Hogan's Alley

Wednesday, November 29, 2006

Iraq Is Broken Beyond Civil War - It Is A Leaderless Jungle

The recent preposterous and pompous announcement by NBC News, via its apparent key world affairs maven, Matt Lauer, that they now view the situation in Iraq as a civil war is so wrong it hurts.

Civil wars involve two or three distinct, identifiable, and unified groups struggling for power. In Iraq the number of distinct factions is beyond counting. As Tom Friedman says in today's Times (Timesselect firewall warning):

There are so many people killing so many other people for so many different reasons — religion, crime, politics — that all the proposals for how to settle this problem seem laughable. It was possible to settle Bosnia’s civil war by turning the country into a loose federation, because the main parties to that conflict were reasonably coherent, with leaders who could cut a deal and deliver their faction.

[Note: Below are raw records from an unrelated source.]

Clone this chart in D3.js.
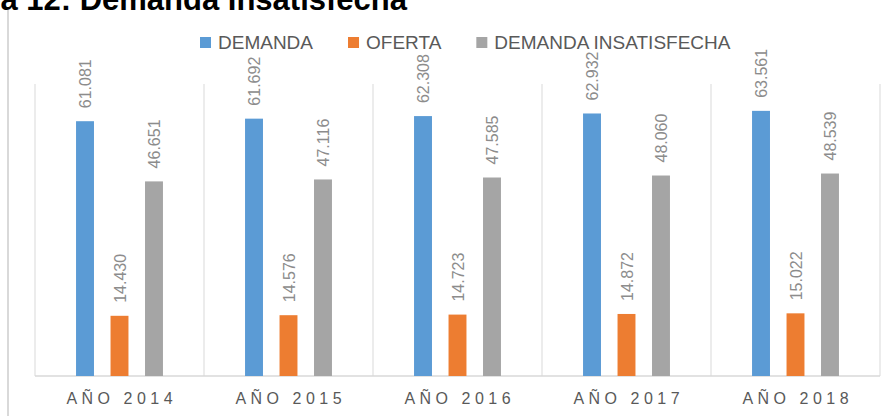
<!DOCTYPE html>
<html>
<head>
<meta charset="utf-8">
<script src="https://cdn.jsdelivr.net/npm/d3@7"></script>
<style>
  body { margin: 0; background: #fff; }
  svg { display: block; font-family: "Liberation Sans", Arial, sans-serif; }
</style>
</head>
<body>
<svg id="chart" width="893" height="416"></svg>
<script>
// data
const years = ['AÑO 2014', 'AÑO 2015', 'AÑO 2016', 'AÑO 2017', 'AÑO 2018']
const demanda = [61081, 61692, 62308, 62932, 63561]
const oferta = [14430, 14576, 14723, 14872, 15022]
const insatisfecha = [46651, 47116, 47585, 48060, 48539]
const seriesNames = ['DEMANDA', 'OFERTA', 'DEMANDA INSATISFECHA']
const colors = ['#5b9bd5', '#ed7d31', '#a5a5a5']

const drawChart = () => {
    const svg = d3.select('#chart')
    const margin = { 'left': 35, 'right': 13, 'top': 84, 'bottom': 40 }
    const width = 893 - margin.left - margin.right
    const height = 416 - margin.top - margin.bottom

    const fmt = d3.formatLocale({ decimal: ',', thousands: '.', grouping: [3], currency: ['', ''] }).format(',d')

    const x = d3.scaleBand()
        .domain(years)
        .range([margin.left, margin.left + width])

    const xInner = d3.scaleBand()
        .domain(seriesNames)
        .range([0, x.bandwidth()])
        .paddingInner(0.48)
        .paddingOuter(1.19)

    const y = d3.scaleLinear()
        .domain([0, 70000])
        .range([margin.top + height, margin.top])

    const allSeries = [demanda, oferta, insatisfecha]
    const rows = []
    years.forEach((yr, i) => {
        seriesNames.forEach((s, j) => {
            rows.push({ 'year': yr, 'series': s, 'value': allSeries[j][i], 'color': colors[j] })
        })
    })

    // title, cut off by the top edge
    svg.append('text')
        .attr('x', 407)
        .attr('y', 10)
        .attr('text-anchor', 'end')
        .style('font-size', '31px')
        .style('font-weight', 'bold')
        .style('fill', '#000')
        .text('Gráfica 12: Demanda Insatisfecha')

    // left frame line
    svg.append('line')
        .attr('x1', 8).attr('x2', 8)
        .attr('y1', 10).attr('y2', 416)
        .attr('stroke', '#d9d9d9')
        .attr('stroke-width', 2)

    // vertical gridlines at category borders
    const borders = years.map(d => x(d)).concat([margin.left + width])
    svg.append('g')
        .selectAll('line')
        .data(borders)
        .join('line')
        .attr('x1', d => d).attr('x2', d => d)
        .attr('y1', y(70000)).attr('y2', y(0))
        .attr('stroke', '#d9d9d9')
        .attr('stroke-width', 1)

    svg.append('line')
        .attr('x1', margin.left).attr('x2', margin.left + width)
        .attr('y1', y(0)).attr('y2', y(0))
        .attr('stroke', '#d9d9d9')
        .attr('stroke-width', 1.5)

    // bars
    svg.append('g')
        .selectAll('rect')
        .data(rows)
        .join('rect')
        .attr('x', d => x(d.year) + xInner(d.series))
        .attr('width', xInner.bandwidth())
        .attr('y', d => y(d.value))
        .attr('height', d => y(0) - y(d.value))
        .style('fill', d => d.color)

    // rotated value labels
    svg.append('g')
        .selectAll('text')
        .data(rows)
        .join('text')
        .attr('transform', d => {
            const cx = x(d.year) + xInner(d.series) + xInner.bandwidth() / 2 + 6
            const cy = y(d.value) - 13
            return `translate(${cx},${cy}) rotate(-90)`
        })
        .style('font-size', '16px')
        .style('fill', '#8c8c8c')
        .text(d => fmt(d.value))

    // category labels
    const spacing = 4.5
    svg.append('g')
        .selectAll('text')
        .data(years)
        .join('text')
        .attr('x', d => x(d) + x.bandwidth() / 2 + spacing / 2)
        .attr('y', 404)
        .attr('text-anchor', 'middle')
        .style('font-size', '16px')
        .style('letter-spacing', spacing + 'px')
        .style('fill', '#595959')
        .text(d => d)

    // legend
    const legend = svg.append('g')
    let lx = 200
    seriesNames.forEach((s, i) => {
        legend.append('rect')
            .attr('x', lx).attr('y', 37)
            .attr('width', 11).attr('height', 11)
            .style('fill', colors[i])
        const t = legend.append('text')
            .attr('x', lx + 18)
            .attr('y', 49)
            .style('font-size', '19px')
            .style('fill', '#595959')
            .text(s)
        lx = lx + 18 + t.node().getComputedTextLength() + 35
    })
}

drawChart()
</script>
</body>
</html>
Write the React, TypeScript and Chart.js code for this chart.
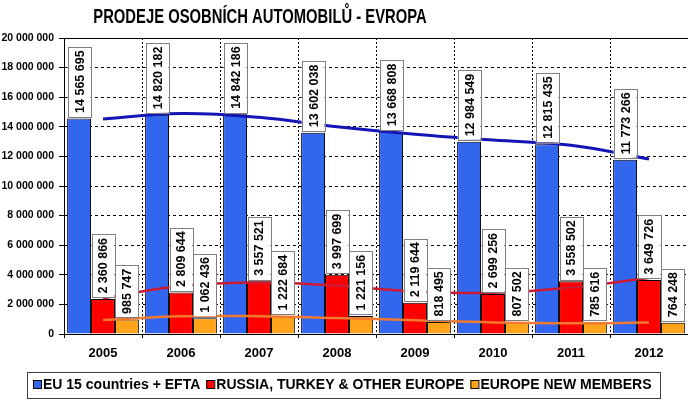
import { useEffect, useRef } from "react";
import { Chart, registerables } from "chart.js";

Chart.register(...registerables);

const FONT = "'Liberation Sans', Arial, sans-serif";

const chartTitle = "PRODEJE OSOBNÍCH AUTOMOBILŮ - EVROPA";
const years = ["2005", "2006", "2007", "2008", "2009", "2010", "2011", "2012"];
const seriesNames = ["EU 15 countries + EFTA", "RUSSIA, TURKEY & OTHER EUROPE", "EUROPE NEW MEMBERS"];

const eu15Efta = [14565695, 14820182, 14842186, 13602038, 13668808, 12984549, 12815435, 11773266];
const russiaTurkeyOther = [2360866, 2809644, 3557521, 3997699, 2119644, 2699256, 3558502, 3649726];
const europeNewMembers = [985747, 1062436, 1222684, 1221156, 818495, 807502, 785616, 764248];

// trendlines at each category
const eu15Trend = [14530000, 14900000, 14640000, 14000000, 13490000, 13100000, 12750000, 11820000];
const russiaTrend = [2420000, 3250000, 3480000, 3270000, 2880000, 2780000, 3150000, 3780000];
const newMembersTrend = [950000, 1200000, 1200000, 1080000, 930000, 780000, 730000, 770000];

const yMin = 0;
const yMax = 20000000;
const yStep = 2000000;

const barColors = ["#3366ee", "#ff0000", "#ffa31a"];
const trendColors = ["#1515b5", "#cc1a33", "#f07a30"];

const fmt = (n: number) => String(Math.round(n)).replace(/\B(?=(\d{3})+(?!\d))/g, " ");

const decorPlugin = {
  id: "decor",
  beforeDraw(chart: any) {
    const ctx = chart.ctx;
    ctx.save();
    ctx.fillStyle = "#ffffff";
    ctx.fillRect(0, 0, chart.width, chart.height);
    ctx.restore();
  },
  afterDatasetsDraw(chart: any) {
    const ctx = chart.ctx;
    ctx.save();
    ctx.font = `bold 12.5px ${FONT}`;
    for (let d = 0; d < 3; d++) {
      const meta = chart.getDatasetMeta(d);
      const data = chart.data.datasets[d].data as number[];
      meta.data.forEach((el: any, i: number) => {
        const txt = fmt(data[i]);
        const tw = ctx.measureText(txt).width;
        const w = el.width - 1;
        const h = tw + 7;
        const bottom = el.y - 2;
        const left = el.x - w / 2;
        ctx.fillStyle = "#ffffff";
        ctx.fillRect(left, bottom - h, w, h);
        ctx.strokeStyle = "#808080";
        ctx.lineWidth = 1;
        ctx.strokeRect(Math.round(left) + 0.5, Math.round(bottom - h) + 0.5, Math.round(w), Math.round(h));
        ctx.save();
        ctx.translate(el.x, bottom - h / 2);
        ctx.rotate(-Math.PI / 2);
        ctx.fillStyle = "#000000";
        ctx.textAlign = "center";
        ctx.textBaseline = "middle";
        ctx.fillText(txt, 0, 1);
        ctx.restore();
      });
    }
    ctx.restore();
  },
  afterDraw(chart: any) {
    const ctx = chart.ctx;
    const area = chart.chartArea;
    ctx.save();
    // top border
    ctx.strokeStyle = "#000000";
    ctx.lineWidth = 1;
    ctx.beginPath();
    ctx.moveTo(area.left - 5, Math.round(area.top) + 0.5);
    ctx.lineTo(area.right, Math.round(area.top) + 0.5);
    ctx.stroke();

    // title
    ctx.save();
    ctx.font = `bold 21px ${FONT}`;
    ctx.fillStyle = "#000000";
    ctx.textAlign = "center";
    ctx.textBaseline = "alphabetic";
    ctx.translate(260, 23);
    ctx.scale(0.705, 1);
    ctx.fillText(chartTitle, 0, 0);
    ctx.restore();

    // legend
    const lx = 27, ly = 372, lw = 633, lh = 26;
    ctx.fillStyle = "#ffffff";
    ctx.fillRect(lx, ly, lw, lh);
    ctx.strokeStyle = "#404040";
    ctx.strokeRect(lx + 0.5, ly + 0.5, lw, lh);
    ctx.font = `bold 14px ${FONT}`;
    ctx.textBaseline = "middle";
    ctx.textAlign = "left";
    let x = 33;
    const cy = 385;
    seriesNames.forEach((name, i) => {
      ctx.fillStyle = barColors[i];
      ctx.fillRect(x, cy - 5, 8, 8);
      ctx.strokeStyle = "#000000";
      ctx.strokeRect(x + 0.5, cy - 4.5, 8, 8);
      ctx.fillStyle = "#000000";
      ctx.fillText(name, x + 10, cy);
      x += 10 + ctx.measureText(name).width + 6;
    });
    ctx.restore();
  },
};

export default function App() {
  const ref = useRef<HTMLCanvasElement | null>(null);

  useEffect(() => {
    if (!ref.current) return;
    const barSets = [eu15Efta, russiaTurkeyOther, europeNewMembers].map((data, i) => ({
      type: "bar" as const,
      label: seriesNames[i],
      data,
      backgroundColor: barColors[i],
      borderColor: "#000000",
      borderWidth: 1,
      categoryPercentage: 0.92,
      barPercentage: 1.0,
      order: 2,
    }));
    const trendSets = [eu15Trend, russiaTrend, newMembersTrend].map((data, i) => ({
      type: "line" as const,
      label: seriesNames[i] + " trend",
      data,
      borderColor: trendColors[i],
      borderWidth: i === 0 ? 3 : 2.5,
      pointRadius: 0,
      tension: 0.4,
      fill: false,
      order: 1,
    }));

    const chart = new Chart(ref.current, {
      type: "bar",
      data: { labels: years, datasets: [...barSets, ...trendSets] as any },
      options: {
        responsive: false,
        animation: false,
        devicePixelRatio: 1,
        layout: { padding: { top: 38, bottom: 36, left: 0, right: 0 } },
        plugins: { legend: { display: false }, tooltip: { enabled: false }, title: { display: false } },
        scales: {
          x: {
            offset: true,
            afterFit: (s: any) => { s.height = 30; },
            grid: {
              offset: true,
              color: "#000000",
              lineWidth: 1,
              tickLength: 4,
              drawTicks: true,
            },
            border: { display: true, color: "#000000", width: 1, dash: (c: any) => (c.type === "scale" ? [] : [2, 2]) } as any,
            ticks: {
              color: "#000000",
              font: { family: FONT, size: 13, weight: "bold" },
              padding: 8,
              maxRotation: 0,
            },
          },
          y: {
            min: yMin,
            max: yMax,
            afterFit: (s: any) => { s.width = 64; },
            grid: {
              color: "#000000",
              lineWidth: 1,
              tickLength: 5,
            },
            border: { display: true, color: "#000000", width: 1, dash: (c: any) => (c.type === "scale" ? [] : [3, 3]) } as any,
            ticks: {
              stepSize: yStep,
              color: "#000000",
              font: { family: FONT, size: 10.5, weight: "bold" },
              padding: 5,
              callback: (v: any) => fmt(Number(v)),
            },
          },
        },
      },
      plugins: [decorPlugin],
    });
    return () => chart.destroy();
  }, []);

  return (
    <div style={{ position: "fixed", left: 0, top: 0, width: 688, height: 400, background: "#ffffff" }}>
      <canvas ref={ref} width={688} height={400} style={{ display: "block" }} />
    </div>
  );
}
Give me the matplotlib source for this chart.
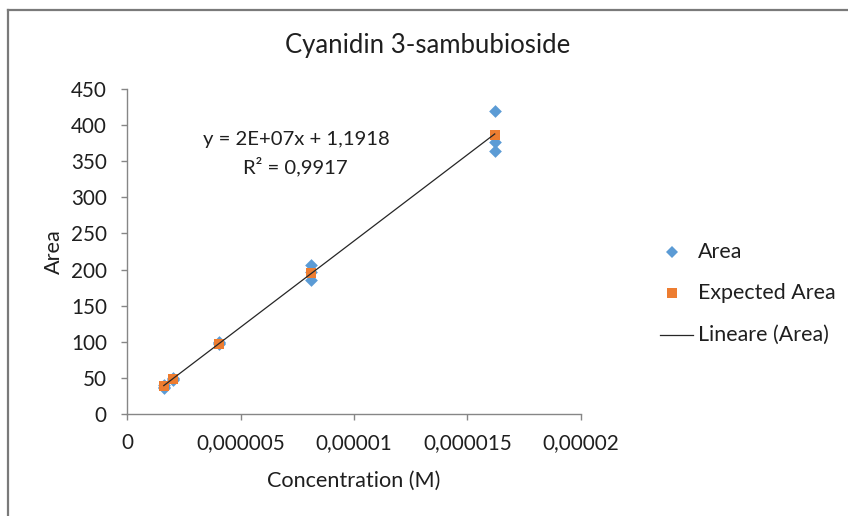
import matplotlib
matplotlib.use("Agg")
import matplotlib.pyplot as plt
import numpy as np
from matplotlib.lines import Line2D

plt.rcParams['font.family'] = ['Lato', 'DejaVu Sans']

# Data
area_conc = [1.62e-6, 1.62e-6, 1.62e-6,
             2.025e-6, 2.025e-6, 2.025e-6,
             4.05e-6, 4.05e-6, 4.05e-6,
             8.1e-6, 8.1e-6, 8.1e-6,
             1.62e-5, 1.62e-5, 1.62e-5]
area_vals = [36, 38, 40,
             47, 48, 50,
             97, 98, 100,
             186, 196, 207,
             364, 376, 420]
exp_conc = [1.62e-6, 2.025e-6, 4.05e-6, 8.1e-6, 1.62e-5]
exp_vals = [39, 49, 97.5, 195, 387]

x_ticks = [0, 0.000005, 0.00001, 0.000015, 0.00002]
x_tick_labels = ["0", "0,000005", "0,00001", "0,000015", "0,00002"]
y_ticks = [0, 50, 100, 150, 200, 250, 300, 350, 400, 450]
y_tick_labels = [str(v) for v in y_ticks]

title = "Cyanidin 3-sambubioside"
eq_line1 = "y = 2E+07x + 1,1918"
eq_line2 = "R\u00b2 = 0,9917"
legend_labels = ["Area", "Expected Area", "Lineare (Area)"]

W, H = 848, 516
fig = plt.figure(figsize=(W / 100, H / 100), dpi=100)
renderer = fig.canvas.get_renderer()


def fit_size(text, target_px, base=12.0):
    t = fig.text(0, 0, text, fontsize=base)
    w = t.get_window_extent(renderer=renderer).width
    t.remove()
    return base * target_px / w


def fx(px):
    return px / W


def fy(py):
    return 1 - py / H


ax = fig.add_axes([fx(127), fy(414), (581 - 127) / W, (414 - 89) / H])

blue = '#5B9BD5'
orange = '#ED7D31'
dark = '#1f1f1f'
axcol = '#868686'
linecol = '#262626'

ax.scatter(area_conc, area_vals, marker='D', s=42, color=blue, zorder=3, linewidths=0)
ax.scatter(exp_conc, exp_vals, marker='s', s=55, color=orange, zorder=4, linewidths=0)

slope, intercept = np.polyfit(area_conc, area_vals, 1)
xs = np.array([min(area_conc), max(area_conc)])
ax.plot(xs, slope * xs + intercept, color=linecol, lw=0.9, zorder=5)

ax.set_xlim(0, 0.00002)
ax.set_ylim(0, 450)
ax.set_xticks(x_ticks)
ax.set_xticklabels(x_tick_labels)
ax.set_yticks(y_ticks)
ax.set_yticklabels(y_tick_labels)

tick_fs = fit_size("0,000005", 88)
lab_fs = fit_size("Concentration (M)", 173)
title_fs = fit_size(title, 283)
eq_fs = fit_size(eq_line1, 186)
leg_fs = fit_size("Expected Area", 137)

for s in ['top', 'right']:
    ax.spines[s].set_visible(False)
for s in ['left', 'bottom']:
    ax.spines[s].set_color(axcol)
    ax.spines[s].set_linewidth(1.0)
ax.tick_params(axis='both', colors=axcol, labelcolor=dark, labelsize=tick_fs,
               length=4.5, width=1.0, direction='out')
ax.tick_params(axis='y', pad=10)
ax.tick_params(axis='x', pad=9)

ax.set_xlabel("Concentration (M)", fontsize=lab_fs, color=dark)
ax.xaxis.set_label_coords((354 - 127) / (581 - 127), -(481 - 414) / (414 - 89), transform=ax.transAxes)
ax.xaxis.label.set_va('center')
ax.set_ylabel("Area", fontsize=lab_fs, color=dark)
ax.yaxis.set_label_coords(-(127 - 54) / (581 - 127), (414 - 252) / (414 - 89), transform=ax.transAxes)
ax.yaxis.label.set_va('center')

fig.text(fx(428), fy(45), title, ha='center', va='center', fontsize=title_fs, color=dark)

fig.text(fx(296), fy(140), eq_line1, ha='center', va='center', fontsize=eq_fs, color=dark)
fig.text(fx(295), fy(167), eq_line2, ha='center', va='center', fontsize=eq_fs, color=dark)

# Legend (drawn at fixed figure positions)
leg_rows = [252, 293, 335]
fig.add_artist(Line2D([fx(672)], [fy(leg_rows[0])], transform=fig.transFigure, marker='D',
                      color=blue, linestyle='None', markersize=6, markeredgewidth=0))
fig.add_artist(Line2D([fx(672)], [fy(leg_rows[1])], transform=fig.transFigure, marker='s',
                      color=orange, linestyle='None', markersize=6.5, markeredgewidth=0))
fig.add_artist(Line2D([fx(660), fx(693)], [fy(leg_rows[2]), fy(leg_rows[2])],
                      transform=fig.transFigure, color=linecol, lw=0.9))
for lab, row in zip(legend_labels, leg_rows):
    fig.text(fx(698), fy(row), lab, ha='left', va='center', fontsize=leg_fs, color=dark)

# Outer frame lines
fig.add_artist(Line2D([fx(8), 1], [fy(10), fy(10)], transform=fig.transFigure,
                      color='#7a7a7a', lw=1.6))
fig.add_artist(Line2D([fx(8), fx(8)], [0, fy(10)], transform=fig.transFigure,
                      color='#7a7a7a', lw=1.6))

fig.savefig("out.png", dpi=100)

But Iraq is in so many little pieces now, divided among warlords, foreign terrorists, gangs, militias, parties, the police and the army, that nobody seems able to deliver anybody. Iraq has entered a stage beyond civil war — it’s gone from breaking apart to breaking down. This is not the Arab Yugoslavia anymore. It’s Hobbes’s jungle.

The situation is now much closer to anarchy than to civil war.

Why? Because for the last one and a half to two years the only debate in America has been over how quickly to pull out. Let us remember that our political debates are carried out over the satellite airways and are closely observed throughout the world and especially in places like Iraq that have a special interest in our future behavior. The rational result of this observation is the current maneuvering for positions of power in a post-American Iraq. No one there, or here for that matter, expects the US to remain strongly in country for the ten or more years with double our current troop levels that Friedman suggests is the only viable alternative. Everyone is angling for their best bargaining position in that expected future.

...Iraq was already pretty broken before we got there — broken, it seems, by 1,000 years of Arab-Muslim authoritarianism, three brutal decades of Sunni Baathist rule, and a crippling decade of U.N. sanctions. It was held together only by Saddam’s iron fist. Had we properly occupied the country, and begun political therapy, it is possible an American iron fist could have held Iraq together long enough to put it on a new course. But instead we created a vacuum by not deploying enough troops. That vacuum was filled by murderous Sunni Baathists and Al Qaeda types, who butchered Iraqi Shiites until they finally wouldn’t take it any longer and started butchering back, which brought us to where we are today.

There is currently no potential presidential candidate who argues for increased troop strength and long term commitment except John McCain. Are we then to wait two years to see if McCain can survive the Republican primary process and be elected? Does anyone believe the American people are willing to reconsider their dislike of the current state of affairs in Iraq and recommit to a more costly battle, the longest in our history? How many kids, therefore, do we consign to the cemetery in the name of some unknown time when the Iraqi government and people will wake up and see the need for them to take control of their streets?

I no longer see any possibility of a healthy outcome. Our national interest will be best served by a process which gets us out to nearby states with the understanding that we will strike from there any emerging terrorist training or operational sites. It is not in our control whether Shia or Sunni prevail. It now seems clear that the winner will be a strongman and that repression of the other side and the al Qaeda types will ensue. Such is the spawn of incompetence.